(DO THIS):
In the listing below, find every line containing "that" and copy it out.
━━━
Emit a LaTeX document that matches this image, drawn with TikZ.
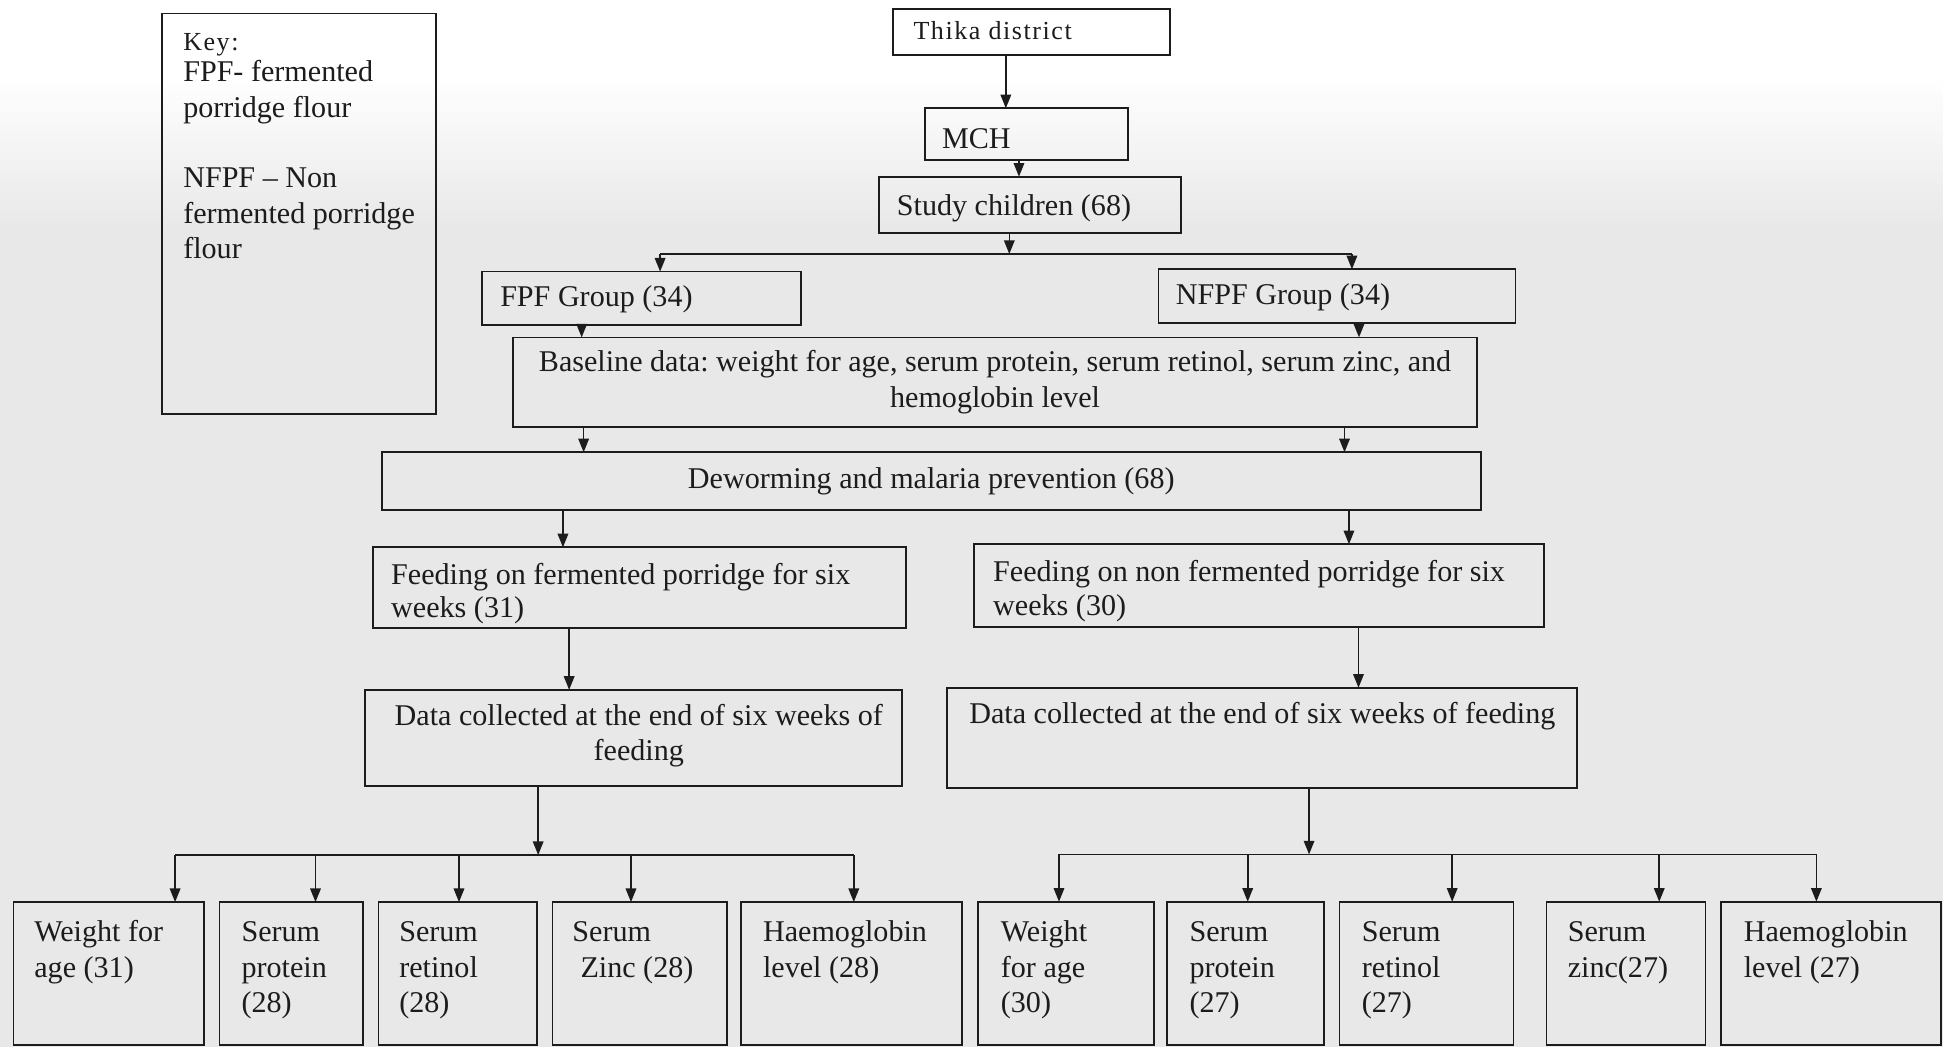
\documentclass[tikz,border=0pt]{standalone}
\usepackage{fontspec}
\setmainfont{Liberation Serif}
\usetikzlibrary{arrows.meta}
\frenchspacing

\definecolor{paper}{HTML}{E8E8E8}
\definecolor{ink}{HTML}{1C1C1C}

% body text of the flow chart and the slightly smaller, spaced-out captions
\newcommand{\flowfont}{\fontsize{24.3}{28.6}\selectfont}
\newcommand{\smallflow}{\fontsize{21}{25}\selectfont\addfontfeatures{LetterSpace=6}}
% multi-line text whose baseline is that of its first line
\newcommand{\leftlines}[1]{\parbox[t]{600pt}{\raggedright #1}}
\newcommand{\midlines}[1]{\parbox[t]{800pt}{\centering #1}}

\tikzset{
  box/.style={draw=ink, line width=1.4pt, rectangle, inner sep=0pt, outer sep=0pt, anchor=north west},
  txt/.style={inner sep=0pt, anchor=base west, font=\flowfont, text=ink},
  ctxt/.style={txt, anchor=base},
  link/.style={draw=ink, line width=1.3pt},
  arr/.style={link, -{Triangle[length=11pt,width=8.5pt]}},
}

\begin{document}
\begin{tikzpicture}[x=1pt,y=-1pt]
  % paper
  \fill[paper] (0,0) rectangle (1568,845);
  \fill[white] (0,0) rectangle (1568,60);
  \shade[top color=white, bottom color=paper] (0,60) rectangle (1568,185);
  \useasboundingbox (0,0) rectangle (1568,845);

  % ---- boxes ----
  \node[box, minimum width=221pt,   minimum height=323pt]  (key)    at (131,11)      {};
  \node[box, minimum width=223.5pt, minimum height=36.9pt] (thika)  at (720.5,7.5)   {};
  \node[box, minimum width=163.8pt, minimum height=41.7pt] (mch)    at (746.5,87.4)  {};
  \node[box, minimum width=243.6pt, minimum height=45.7pt] (study)  at (709.4,142.6) {};
  \node[box, minimum width=257.4pt, minimum height=43.1pt] (fpf)    at (389,219.2)   {};
  \node[box, minimum width=287.9pt, minimum height=43.1pt] (nfpf)   at (935,217.3)   {};
  \node[box, minimum width=777.8pt, minimum height=72.5pt] (base)   at (414.2,272.3) {};
  \node[box, minimum width=886.9pt, minimum height=46.5pt] (deworm) at (308,365)     {};
  \node[box, minimum width=430.4pt, minimum height=65.1pt] (feedF)  at (301,441.7)   {};
  \node[box, minimum width=460pt,   minimum height=66.7pt] (feedN)  at (786,439.2)   {};
  \node[box, minimum width=433.4pt, minimum height=77.8pt] (dataF)  at (294.5,556.7) {};
  \node[box, minimum width=508.6pt, minimum height=81.1pt] (dataN)  at (764,555)     {};

  % outcome boxes, fermented group
  \node[box, minimum width=153.8pt, minimum height=115.5pt] (b1)  at (11,728)     {};
  \node[box, minimum width=115.8pt, minimum height=115.5pt] (b2)  at (177.2,728)  {};
  \node[box, minimum width=127.8pt, minimum height=115.5pt] (b3)  at (305.5,728)  {};
  \node[box, minimum width=140.8pt, minimum height=115.5pt] (b4)  at (445.8,728)  {};
  \node[box, minimum width=178.5pt, minimum height=115.5pt] (b5)  at (598,728)    {};
  % outcome boxes, non fermented group
  \node[box, minimum width=142.2pt, minimum height=115.8pt] (b6)  at (789.1,727.7)  {};
  \node[box, minimum width=126.3pt, minimum height=115.8pt] (b7)  at (941.9,727.7)  {};
  \node[box, minimum width=140.5pt, minimum height=115.8pt] (b8)  at (1080.9,727.7) {};
  \node[box, minimum width=128.3pt, minimum height=115.8pt] (b9)  at (1248,727.7)   {};
  \node[box, minimum width=177.3pt, minimum height=115.8pt] (b10) at (1389.1,727.7) {};

  % ---- texts ----
  \node[txt, font=\smallflow] (tkey) at (147.7,41) {Key:};
  \node[txt] (tkeybody) at (147.7,65.9)
    {\leftlines{FPF- fermented\\porridge flour\\[28.6pt]NFPF – Non\\fermented porridge\\flour}};
  \node[txt, font=\smallflow] (tthika) at (737,31.7) {Thika district};
  \node[txt] (tmch)   at (760,119.7)   {MCH};
  \node[txt] (tstudy) at (723.6,174.3) {Study children (68)};
  \node[txt] (tfpf)   at (403.5,247.5) {FPF Group (34)};
  \node[txt] (tnfpf)  at (948.8,246.1) {NFPF Group (34)};
  \node[ctxt] (tbase) at (803,300)
    {\midlines{Baseline data: weight for age, serum protein, serum retinol, serum zinc, and\\hemoglobin level}};
  \node[ctxt] (tdeworm) at (751.5,394.6) {Deworming and malaria prevention (68)};
  \node[txt] (tfeedF) at (315.5,471.5)
    {\leftlines{Feeding on fermented porridge for six\\[-1.5pt]weeks (31)}};
  \node[txt] (tfeedN) at (801.3,469.4)
    {\leftlines{Feeding on non fermented porridge for six\\[-1.5pt]weeks (30)}};
  \node[ctxt] (tdataF) at (515.5,585.3)
    {\midlines{Data collected at the end of six weeks of\\feeding}};
  \node[txt] (tdataN) at (782,583.7) {Data collected at the end of six weeks of feeding};

  \node[txt] (tb1)  at (27.5,760)   {\leftlines{Weight for\\age (31)}};
  \node[txt] (tb2)  at (194.7,760)  {\leftlines{Serum\\protein\\(28)}};
  \node[txt] (tb3)  at (322,760)    {\leftlines{Serum\\retinol\\(28)}};
  \node[txt] (tb4)  at (461.8,760)  {\leftlines{Serum\\\hspace*{6.5pt}Zinc (28)}};
  \node[txt] (tb5)  at (615.6,760)  {\leftlines{Haemoglobin\\level (28)}};
  \node[txt] (tb6)  at (807.5,760)  {\leftlines{Weight\\for age\\(30)}};
  \node[txt] (tb7)  at (959.8,760)  {\leftlines{Serum\\protein\\(27)}};
  \node[txt] (tb8)  at (1098.8,760) {\leftlines{Serum\\retinol\\(27)}};
  \node[txt] (tb9)  at (1265,760)   {\leftlines{Serum\\zinc(27)}};
  \node[txt] (tb10) at (1407,760)   {\leftlines{Haemoglobin\\level (27)}};

  % ---- connectors ----
  \draw[arr] (thika.south -| 811.7,0) -- (mch.north -| 811.7,0);
  \draw[arr] (mch.south -| 822.3,0) -- (study.north -| 822.3,0);

  \coordinate (jS) at (814.5,205);
  \draw[arr]  (study.south -| jS) -- (jS);
  \draw[link] (jS -| 532.7,0) -- (jS -| 1091,0);
  \draw[arr]  (jS -| 532.7,0) -- (fpf.north -| 532.7,0);
  \draw[arr]  (jS -| 1091,0) -- (nfpf.north -| 1091,0);

  \draw[arr] (fpf.south -| 469.4,0)  -- (base.north -| 469.4,0);
  \draw[arr] (nfpf.south -| 1096.7,0) -- (base.north -| 1096.7,0);
  \draw[arr] (base.south -| 471,0)  -- (deworm.north -| 471,0);
  \draw[arr] (base.south -| 1085,0) -- (deworm.north -| 1085,0);
  \draw[arr] (deworm.south -| 454.3,0)  -- (feedF.north -| 454.3,0);
  \draw[arr] (deworm.south -| 1088.6,0) -- (feedN.north -| 1088.6,0);
  \draw[arr] (feedF.south -| 459.3,0)  -- (dataF.north -| 459.3,0);
  \draw[arr] (feedN.south -| 1096.3,0) -- (dataN.north -| 1096.3,0);

  \coordinate (jF) at (434.3,690);
  \draw[arr]  (dataF.south -| jF) -- (jF);
  \draw[link] (jF -| 141.3,0) -- (jF -| 689,0);
  \foreach \n/\x in {b1/141.3, b2/254.6, b3/370.4, b4/509.2, b5/689}
    \draw[arr] (jF -| \x,0) -- (\n.north -| \x,0);

  \coordinate (jN) at (1056.4,689.5);
  \draw[arr]  (dataN.south -| jN) -- (jN);
  \draw[link] (jN -| 854.6,0) -- (jN -| 1465.8,0);
  \foreach \n/\x in {b6/854.6, b7/1006.9, b8/1171.9, b9/1339, b10/1465.8}
    \draw[arr] (jN -| \x,0) -- (\n.north -| \x,0);
\end{tikzpicture}
\end{document}
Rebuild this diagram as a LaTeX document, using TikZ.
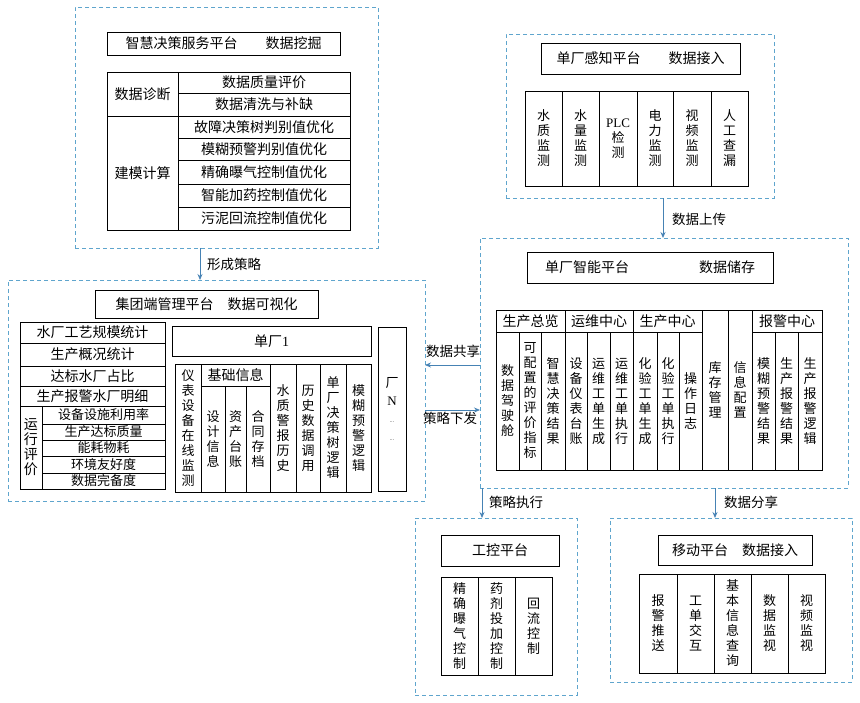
\documentclass[tikz,border=0pt]{standalone}
\usepackage{fontspec}
\setmainfont{Noto Sans CJK SC}
\newfontfamily\latinf{Liberation Serif}
\usetikzlibrary{arrows.meta,calc}
\definecolor{dashblue}{RGB}{95,165,205}
\definecolor{arrblue}{RGB}{70,130,180}
\newcommand\mycell[7][cellst]{%
  \pgfmathsetmacro\cw{#5-#3}\pgfmathsetmacro\ch{#6-#4}%
  \node[#1,minimum width=\cw pt,minimum height=\ch pt,anchor=north west] (#2) at (#3,#4) {#7};}
\def\vtA#1{\ifx\relax#1\else\hbox to 1.1em{\hss#1\hss}\expandafter\vtA\fi}
\newcommand\vt[1]{\vbox{\baselineskip=15pt\vtA#1\relax}}
\tikzset{
  cellst/.style={draw,line width=0.8pt,inner sep=0pt,outer sep=0pt,font=\fontsize{13}{15}\selectfont,align=center},
  dashst/.style={draw=dashblue,dashed,dash pattern=on 4pt off 3pt,line width=1pt,inner sep=0pt,outer sep=0pt},
  arr/.style={arrblue,line width=0.8pt,-{Stealth[length=6pt,width=5pt]}},
  lbl/.style={font=\fontsize{13.5}{15}\selectfont,inner sep=1pt},
  tt/.style={cellst,font=\fontsize{14}{16}\selectfont},
  hl/.style={cellst,font=\fontsize{14}{16}\selectfont},
  hs/.style={cellst,font=\fontsize{13}{15}\selectfont}
}
\begin{document}
\begin{tikzpicture}[x=1pt,y=-1pt]
\useasboundingbox (0,0) rectangle (860,702);
% ===== top-left
\mycell[dashst]{TL}{75}{7}{378}{248}{}
\mycell[tt]{TLt}{107}{32}{340}{55}{智慧决策服务平台\qquad 数据挖掘}
\mycell[hl]{zd}{107}{72}{178}{116}{数据诊断}
\mycell[hl]{jm}{107}{116}{178}{230}{建模计算}
\mycell[hl]{r1}{178}{72}{350}{93}{数据质量评价}
\mycell[hl]{r2}{178}{93}{350}{116}{数据清洗与补缺}
\mycell[hl]{r3}{178}{116}{350}{138}{故障决策树判别值优化}
\mycell[hl]{r4}{178}{138}{350}{160}{模糊预警判别值优化}
\mycell[hl]{r5}{178}{160}{350}{184}{精确曝气控制值优化}
\mycell[hl]{r6}{178}{184}{350}{207}{智能加药控制值优化}
\mycell[hl]{r7}{178}{207}{350}{230}{污泥回流控制值优化}
% ===== left group
\mycell[dashst]{G}{8}{280}{425}{501}{}
\mycell[tt]{Gt}{95}{290}{318}{318}{集团端管理平台\quad 数据可视化}
\mycell[hl]{g1}{20}{322}{165}{343}{水厂工艺规模统计}
\mycell[hl]{g2}{20}{343}{165}{366}{生产概况统计}
\mycell[hl]{g3}{20}{366}{165}{386}{达标水厂占比}
\mycell[hl]{g4}{20}{386}{165}{406}{生产报警水厂明细}
\mycell[hl]{yx}{20}{406}{42}{489}{\vt{运行评价}}
\mycell[hs]{e1}{42}{406}{165}{424}{设备设施利用率}
\mycell[hs]{e2}{42}{424}{165}{440}{生产达标质量}
\mycell[hs]{e3}{42}{440}{165}{456}{能耗物耗}
\mycell[hs]{e4}{42}{456}{165}{473}{环境友好度}
\mycell[hs]{e5}{42}{473}{165}{489}{数据完备度}
\mycell[hl]{dc1}{172}{326}{371}{356}{单厂\latinf 1}
\mycell{c1}{175}{364}{201}{492}{\vt{仪表设备在线监测}}
\mycell[hl]{jc}{201}{364}{270}{386}{基础信息}
\mycell{c2}{201}{386}{225}{492}{\vt{设计信息}}
\mycell{c3}{225}{386}{246}{492}{\vt{资产台账}}
\mycell{c4}{246}{386}{270}{492}{\vt{合同存档}}
\mycell{c5}{270}{364}{296}{492}{\vt{水质警报历史}}
\mycell{c6}{296}{364}{320}{492}{\vt{历史数据调用}}
\mycell{c7}{320}{364}{346}{492}{\vt{单厂决策树逻辑}}
\mycell{c8}{346}{364}{371}{492}{\vt{模糊预警逻辑}}
\mycell{cN}{378}{327}{406}{491}{\vbox{\baselineskip=18pt\hbox to 1.1em{\hss 厂\hss}\hbox to 1.1em{\hss\latinf N\hss}\hbox to 1.1em{\hss\latinf\tiny ···\hss}\hbox to 1.1em{\hss\latinf\tiny ···\hss}}}
% ===== top-right
\mycell[dashst]{TR}{506}{34}{774}{198}{}
\mycell[tt]{TRt}{541}{43}{740}{74}{单厂感知平台\qquad 数据接入}
\mycell{s1}{525}{91}{562}{186}{\vt{水质监测}}
\mycell{s2}{562}{91}{599}{186}{\vt{水量监测}}
\mycell{s3}{599}{91}{637}{186}{\vbox{\baselineskip=15pt\hbox to 2em{\hss\latinf PLC\hss}\hbox to 2em{\hss 检\hss}\hbox to 2em{\hss 测\hss}}}
\mycell{s4}{637}{91}{673}{186}{\vt{电力监测}}
\mycell{s5}{673}{91}{711}{186}{\vt{视频监测}}
\mycell{s6}{711}{91}{748}{186}{\vt{人工查漏}}
% ===== right middle
\mycell[dashst]{RM}{480}{238}{848}{488}{}
\mycell[tt]{RMt}{527}{252}{773}{283}{单厂智能平台\hspace{5em}数据储存}
\mycell[hl]{h1}{496}{310}{565}{332}{生产总览}
\mycell[hl]{h2}{565}{310}{633}{332}{运维中心}
\mycell[hl]{h3}{633}{310}{702}{332}{生产中心}
\mycell[hl]{h4}{752}{310}{822}{332}{报警中心}
\mycell{m1}{496}{332}{519}{470}{\vt{数据驾驶舱}}
\mycell{m2}{519}{332}{541}{470}{\vt{可配置的评价指标}}
\mycell{m3}{541}{332}{565}{470}{\vt{智慧决策结果}}
\mycell{m4}{565}{332}{587}{470}{\vt{设备仪表台账}}
\mycell{m5}{587}{332}{610}{470}{\vt{运维工单生成}}
\mycell{m6}{610}{332}{633}{470}{\vt{运维工单执行}}
\mycell{m7}{633}{332}{657}{470}{\vt{化验工单生成}}
\mycell{m8}{657}{332}{679}{470}{\vt{化验工单执行}}
\mycell{m9}{679}{332}{702}{470}{\vt{操作日志}}
\mycell{m10}{702}{310}{728}{470}{\vt{库存管理}}
\mycell{m11}{728}{310}{752}{470}{\vt{信息配置}}
\mycell{m12}{752}{332}{775}{470}{\vt{模糊预警结果}}
\mycell{m13}{775}{332}{798}{470}{\vt{生产报警结果}}
\mycell{m14}{798}{332}{822}{470}{\vt{生产报警逻辑}}
% ===== bottom
\mycell[dashst]{GK}{415}{518}{577}{695}{}
\mycell[tt]{GKt}{441}{535}{559}{566}{工控平台}
\mycell{k1}{441}{577}{478}{675}{\vt{精确曝气控制}}
\mycell{k2}{478}{577}{515}{675}{\vt{药剂投加控制}}
\mycell{k3}{515}{577}{552}{675}{\vt{回流控制}}
\mycell[dashst]{YD}{610}{518}{852}{682}{}
\mycell[tt]{YDt}{658}{535}{812}{565}{移动平台\quad 数据接入}
\mycell{y1}{639}{574}{677}{673}{\vt{报警推送}}
\mycell{y2}{677}{574}{714}{673}{\vt{工单交互}}
\mycell{y3}{714}{574}{751}{673}{\vt{基本信息查询}}
\mycell{y4}{751}{574}{788}{673}{\vt{数据监视}}
\mycell{y5}{788}{574}{825}{673}{\vt{视频监视}}
% ===== arrows
\draw[arr] (TL.south west) ++(125,0) coordinate (a1) -- (a1 |- G.north);
\node[lbl,anchor=west] (l1) at ($(a1)+(6,16)$) {形成策略};
\draw[arr] (TR.south west) ++(157,0) coordinate (a2) -- (a2 |- RM.north);
\node[lbl,anchor=west] (l2) at ($(a2)+(8,21)$) {数据上传};
\draw[arr] (RM.north west) ++(0,127) coordinate (a3) -- (a3 -| G.east);
\node[lbl] (l3) at ($(a3)+(-27,-14)$) {数据共享};
\draw[arr] (G.north east) ++(0,130) coordinate (a4) -- (a4 -| RM.west);
\node[lbl] (l4) at ($(a4)+(25,8)$) {策略下发};
\draw[arr] (RM.south west) ++(2,0) coordinate (a5) -- (a5 |- GK.north);
\node[lbl,anchor=west] (l5) at ($(a5)+(6,14)$) {策略执行};
\draw[arr] (RM.south west) ++(235,0) coordinate (a6) -- (a6 |- YD.north);
\node[lbl,anchor=west] (l6) at ($(a6)+(8,14)$) {数据分享};
\end{tikzpicture}
\end{document}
━━━
(SOLUTION BELOW):
Emit a LaTeX document that matches this image, drawn with TikZ.
% multi-line text whose baseline is that of its first line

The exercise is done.